◆ Task statement
Quote the listing below in its entirety, omitting every image.

◆ Data segment
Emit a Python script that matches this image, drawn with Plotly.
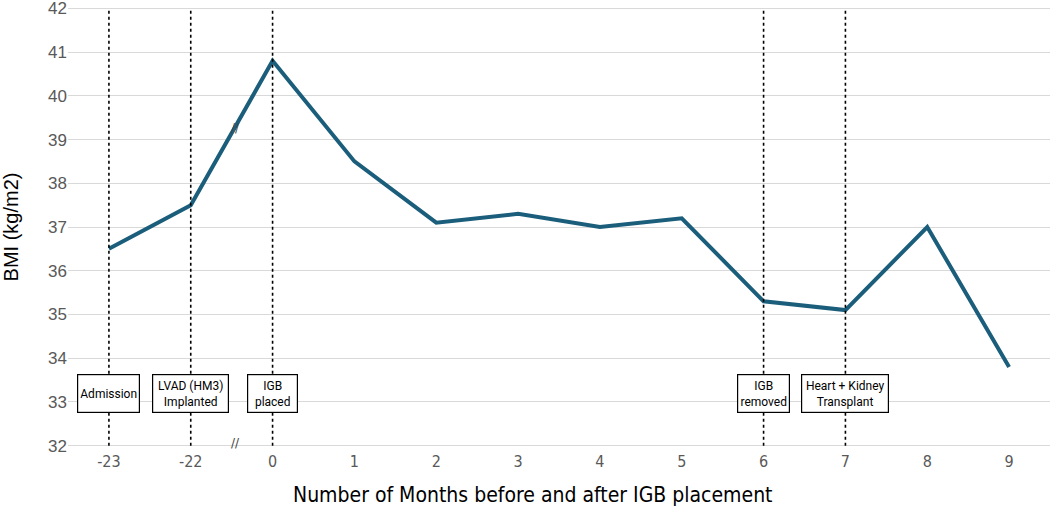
import plotly.graph_objects as go

months = ["-23", "-22", "0", "1", "2", "3", "4", "5", "6", "7", "8", "9"]
bmi = [36.5, 37.5, 40.8, 38.5, 37.1, 37.3, 37.0, 37.2, 35.3, 35.1, 37.0, 33.8]
event_months = ["-23", "-22", "0", "6", "7"]
event_labels = ["Admission", "LVAD (HM3)<br>Implanted", "IGB<br>placed", "IGB<br>removed", "Heart + Kidney<br>Transplant"]
y_ticks = list(range(32, 43))

# styling: box widths in px for the event labels
box_widths = [57, 71, 45, 47, 82]

idx = list(range(len(months)))

fig = go.Figure()

fig.add_trace(go.Scatter(x=idx, y=bmi, mode="lines",
                         line=dict(color="#1b5e7b", width=4), hoverinfo="skip"))

for m in event_months:
    i = months.index(m)
    fig.add_shape(type="line", xref="x", yref="y", x0=i, x1=i, y0=32, y1=42,
                  line=dict(color="black", width=1.6, dash="dot"), layer="above")

for m, lab, w in zip(event_months, event_labels, box_widths):
    i = months.index(m)
    fig.add_annotation(x=i, y=33.2, xref="x", yref="y", text=lab, showarrow=False,
                       font=dict(family="Roboto, Arial, sans-serif", size=12, color="black"),
                       bgcolor="white", bordercolor="black", borderwidth=1.2, borderpad=2,
                       width=w, height=33, align="center", valign="middle")

# axis break marks between -22 and 0
for yv in [39.27, 32.07]:
    fig.add_annotation(x=1.55, y=yv, xref="x", yref="y", text="//", showarrow=False,
                       font=dict(family="DejaVu Sans", size=12, color="#444444"))

fig.add_annotation(xref="paper", yref="paper", x=0.474, y=0, yanchor="middle", yshift=-45,
                   text="Number of Months before and after IGB placement", showarrow=False,
                   font=dict(family="DejaVu Sans Condensed, Arial Narrow, Arial", size=21, color="black"))

fig.update_layout(
    width=1052, height=514,
    margin=dict(l=68, r=2, t=4, b=64),
    plot_bgcolor="white", paper_bgcolor="white",
    showlegend=False,
    xaxis=dict(range=[-0.5, len(months) - 0.5], tickvals=idx, ticktext=months,
               showgrid=False, zeroline=False, showline=False, ticks="",
               tickfont=dict(family="DejaVu Sans Condensed, Arial Narrow, Arial", size=16, color="#595959")),
    yaxis=dict(range=[31.9, 42.1], tickvals=y_ticks, showgrid=True, gridcolor="#d9d9d9", gridwidth=1.3,
               zeroline=False, showline=False, ticks="", automargin=False, ticklabeloverflow="allow",
               tickfont=dict(family="Arial", size=17, color="#595959"),
               title=dict(text="BMI (kg/m2)", font=dict(family="Arial", size=20, color="black"), standoff=26)),
)

fig.write_html("out.html", config={"displayModeBar": False},
               post_script="document.body.style.margin='0';document.body.style.padding='0';")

◆ Written solution
Emit a Python script that matches this image, drawn with Plotly.
import plotly.graph_objects as go

months = ["-23", "-22", "0", "1", "2", "3", "4", "5", "6", "7", "8", "9"]
bmi = [36.5, 37.5, 40.8, 38.5, 37.1, 37.3, 37.0, 37.2, 35.3, 35.1, 37.0, 33.8]
event_months = ["-23", "-22", "0", "6", "7"]
event_labels = ["Admission", "LVAD (HM3)<br>Implanted", "IGB<br>placed", "IGB<br>removed", "Heart + Kidney<br>Transplant"]
y_ticks = list(range(32, 43))

# styling: box widths in px for the event labels
box_widths = [57, 71, 45, 47, 82]

idx = list(range(len(months)))

fig = go.Figure()

fig.add_trace(go.Scatter(x=idx, y=bmi, mode="lines",
                         line=dict(color="#1b5e7b", width=4), hoverinfo="skip"))

for m in event_months:
    i = months.index(m)
    fig.add_shape(type="line", xref="x", yref="y", x0=i, x1=i, y0=32, y1=42,
                  line=dict(color="black", width=1.6, dash="dot"), layer="above")

for m, lab, w in zip(event_months, event_labels, box_widths):
    i = months.index(m)
    fig.add_annotation(x=i, y=33.2, xref="x", yref="y", text=lab, showarrow=False,
                       font=dict(family="Roboto, Arial, sans-serif", size=12, color="black"),
                       bgcolor="white", bordercolor="black", borderwidth=1.2, borderpad=2,
                       width=w, height=33, align="center", valign="middle")

# axis break marks between -22 and 0
for yv in [39.27, 32.07]:
    fig.add_annotation(x=1.55, y=yv, xref="x", yref="y", text="//", showarrow=False,
                       font=dict(family="DejaVu Sans", size=12, color="#444444"))

fig.add_annotation(xref="paper", yref="paper", x=0.474, y=0, yanchor="middle", yshift=-45,
                   text="Number of Months before and after IGB placement", showarrow=False,
                   font=dict(family="DejaVu Sans Condensed, Arial Narrow, Arial", size=21, color="black"))

fig.update_layout(
    width=1052, height=514,
    margin=dict(l=68, r=2, t=4, b=64),
    plot_bgcolor="white", paper_bgcolor="white",
    showlegend=False,
    xaxis=dict(range=[-0.5, len(months) - 0.5], tickvals=idx, ticktext=months,
               showgrid=False, zeroline=False, showline=False, ticks="",
               tickfont=dict(family="DejaVu Sans Condensed, Arial Narrow, Arial", size=16, color="#595959")),
    yaxis=dict(range=[31.9, 42.1], tickvals=y_ticks, showgrid=True, gridcolor="#d9d9d9", gridwidth=1.3,
               zeroline=False, showline=False, ticks="", automargin=False, ticklabeloverflow="allow",
               tickfont=dict(family="Arial", size=17, color="#595959"),
               title=dict(text="BMI (kg/m2)", font=dict(family="Arial", size=20, color="black"), standoff=26)),
)

fig.write_html("out.html", config={"displayModeBar": False},
               post_script="document.body.style.margin='0';document.body.style.padding='0';")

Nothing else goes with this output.